Saturday: 20 minutes HIIT (+ 10 minutes warm-up and cool-down)
I admit, a HIIT session seems like a tough thing to do. And it’s true, with a number of intense exercises repeated a few times, it will leave you gasp for air. The good news is though: It’s finished quickly! Think five minutes to warm up and five minutes to cool down, so the hardest part is done within just 20 minutes. I do my HIIT exercise outside (if it doesn’t rain, otherwise I do it at home or in the gym), running to a nearby park, where I then do two to three rounds of jumps (e.g. 20), squats and high jumps (e.g. 20), high knees (e.g. 50), skater lunges (e.g. 30), sprints (50 m), mountain climbers (e.g. 30), burpees and push-ups (e.g. 10) and “normal“ burpees (e.g.10).
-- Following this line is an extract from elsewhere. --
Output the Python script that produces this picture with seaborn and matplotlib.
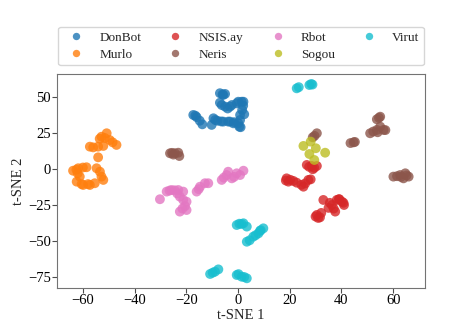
import pandas as pd
import matplotlib
matplotlib.use("Agg")
import matplotlib.pyplot as plt
import seaborn as sns

# t-SNE embedding, one pair of lists per family
donbot_x = [-17.3, -16.5, -16.0, -14.8, -13.8, -7.0, -5.0, -6.0, -5.7, -6.3, -5.0, -3.1, -2.4, -0.5, 1.4,
            2.1, 0.1, -9.5, -8.8, -8.0, -6.5, -5.7, -3.8, -3.1, -1.8, 0.1, 0.5, 0.8, 0.8, -10.2,
            1.6, 2.0, -4.0, -1.5, 1.0, -7.0, 2.4]
donbot_y = [37.5, 37.0, 36.0, 33.5, 31.0, 52.6, 52.1, 51.8, 51.4, 44.4, 43.3, 43.3, 44.4, 45.6, 46.7,
            46.7, 46.7, 35.2, 34.0, 33.5, 33.0, 32.9, 32.9, 32.9, 31.7, 31.7, 29.4, 34.0, 37.5, 30.6,
            41.0, 44.0, 42.0, 32.5, 29.0, 46.0, 38.0]

murlo_x = [-57.3, -56.0, -54.1, -52.1, -50.8, -51.5, -52.8, -49.6, -48.5, -47.0, -54.1, -63.8,
           -62.5, -61.8, -60.0, -58.6, -61.2, -62.0, -62.4, -60.5, -59.9, -57.3, -55.4, -54.7,
           -53.4, -52.8, -52.1, -58.0, -53.5]
murlo_y = [15.5, 15.0, 15.5, 16.0, 24.8, 21.5, 22.4, 20.1, 18.5, 16.7, 8.1, -1.2,
           -0.5, 0.5, 1.0, 1.2, -5.3, -3.0, -8.8, -10.5, -11.1, -11.1, -9.9, 0.5,
           -1.9, -5.3, -7.6, -10.5, 21.0]

nsis_x = [26.6, 28.5, 30.5, 28.9, 27.5, 29.5, 18.8, 19.5, 20.2, 21.4, 22.7, 25.3, 24.5, 27.2, 28.1,
          18.5, 26.0, 33.0, 36.3, 35.5, 37.6, 37.0, 38.2, 39.2, 40.2, 41.0, 30.5, 31.7, 32.2, 31.0,
          35.0, 39.0, 30.0, 40.8]
nsis_y = [2.8, 2.1, 2.1, -0.2, 1.5, 0.8, -6.5, -8.8, -7.5, -8.3, -9.5, -12.3, -11.0, -7.6, -7.2,
          -8.0, -10.0, -21.5, -25.0, -23.5, -29.6, -27.5, -21.5, -21.0, -22.7, -25.0, -31.9, -33.6, -30.5, -34.0,
          -27.0, -21.0, -33.0, -23.5]

neris_x = [-26.3, -25.5, -24.4, -23.1, -22.7, -25.0, 30.5, 29.6, 28.9, 44.7, 43.5, 45.2, 55.0, 53.7,
           54.5, 51.1, 52.3, 53.7, 56.3, 55.0, 57.0, 54.0, 60.1, 61.5, 62.7, 63.0, 64.7, 66.0, 64.0,
           65.2]
neris_y = [10.9, 11.2, 10.9, 11.3, 9.0, 10.0, 24.8, 23.0, 22.0, 18.5, 18.0, 18.8, 36.3, 34.5,
           35.5, 24.8, 26.0, 27.1, 27.1, 29.4, 27.0, 25.5, -5.3, -5.0, -4.2, -5.5, -3.0, -5.3, -6.5,
           -4.5]

rbot_x = [-30.2, -27.6, -26.5, -25.7, -24.5, -23.1, -21.2, -23.5, -22.5, -21.2, -19.9, -20.5, -22.5,
          -21.5, -19.9, -16.0, -15.2, -14.7, -12.8, -11.5, -6.3, -5.5, -4.4, -2.4, -0.5, 0.8,
          2.1, -3.8, -1.5]
rbot_y = [-21.0, -15.7, -15.0, -14.6, -14.8, -14.6, -15.7, -17.0, -19.2, -21.5, -22.7, -25.8, -29.6,
          -27.5, -28.5, -15.7, -14.0, -12.3, -9.9, -9.9, -7.6, -6.0, -4.2, -6.5, -3.0, -4.2,
          -1.2, -1.9, -5.5]

sogou_x = [25.3, 28.1, 30.1, 27.6, 33.7, 29.5]
sogou_y = [16.0, 19.0, 14.4, 10.4, 11.3, 6.25]

virut_x = [22.7, 23.5, 27.6, 28.3, 28.8, -0.5, 0.5, 1.4, 3.4, 2.1, 9.8, 8.8, 7.9, 5.9, 3.4,
           4.5, 8.5, 6.8, -10.8, -9.8, -8.9, -7.6, -0.5, 1.4, 3.4, 0.2, 2.4]
virut_y = [56.0, 56.8, 58.3, 59.0, 58.6, -38.9, -38.0, -38.2, -40.0, -37.7, -41.2, -42.5, -44.7, -47.0, -50.5,
           -49.5, -43.0, -46.0, -72.9, -72.0, -71.3, -69.7, -73.6, -74.8, -75.9, -73.0, -75.0]

families = ["DonBot", "Murlo", "NSIS.ay", "Neris", "Rbot", "Sogou", "Virut"]
xs = [donbot_x, murlo_x, nsis_x, neris_x, rbot_x, sogou_x, virut_x]
ys = [donbot_y, murlo_y, nsis_y, neris_y, rbot_y, sogou_y, virut_y]
colors = ["tab:blue", "tab:orange", "tab:red", "tab:brown", "tab:pink", "tab:olive", "tab:cyan"]

rows = []
for name, fx, fy in zip(families, xs, ys):
    for a, b in zip(fx, fy):
        rows.append({"t-SNE 1": a, "t-SNE 2": b, "family": name})
df = pd.DataFrame(rows)

sns.set_style("ticks")
plt.rcParams["font.family"] = ["Liberation Serif", "DejaVu Serif"]
plt.rcParams["font.size"] = 10.5

fig = plt.figure(figsize=(4.49, 3.36), dpi=100)
ax = fig.add_axes([0.127, 0.143, 0.820, 0.637])
sns.scatterplot(data=df, x="t-SNE 1", y="t-SNE 2", hue="family", hue_order=families,
                palette=dict(zip(families, colors)), s=50, alpha=0.8, linewidth=0, ax=ax)

ax.set_xlim(-70, 72.4)
ax.set_ylim(-82.6, 66)
ax.set_xticks([-60, -40, -20, 0, 20, 40, 60])
ax.set_yticks([-75, -50, -25, 0, 25, 50])
ax.set_xlabel("t-SNE 1", labelpad=1)
ax.set_ylabel("t-SNE 2", labelpad=2)
for sp in ax.spines.values():
    sp.set_color("0.45")
ax.tick_params(colors="0.3", length=3.5, width=0.8, pad=1)
ax.tick_params(axis="both", labelcolor="black")

handles, labels = ax.get_legend_handles_labels()
ax.legend(handles, labels, ncol=4, loc="lower center", bbox_to_anchor=(0.5, 1.01),
          frameon=True, handletextpad=0.75, columnspacing=1.6, markerscale=0.75,
          fontsize=9.5, borderpad=0.35, labelspacing=0.35)

fig.savefig("out.png", dpi=100)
Between every exercise I slowly run for 20 – 30 seconds, then do the next set of exercise, and, once I’m done with one round, I do another one and repeat some of the exercises even a third time. If you’re new to HIIT, there are many videos available on Youtube which help you get into it.
HIIT is great if you are short in time, but look for an effective workout. Throughout the high intensity exercises the anaerobic metabolism predominates, which is effective for long-term fat loss. Don’t allow your body to rest too much during the low intensity phases (the slow run), to push that anaerobic level a little more every time.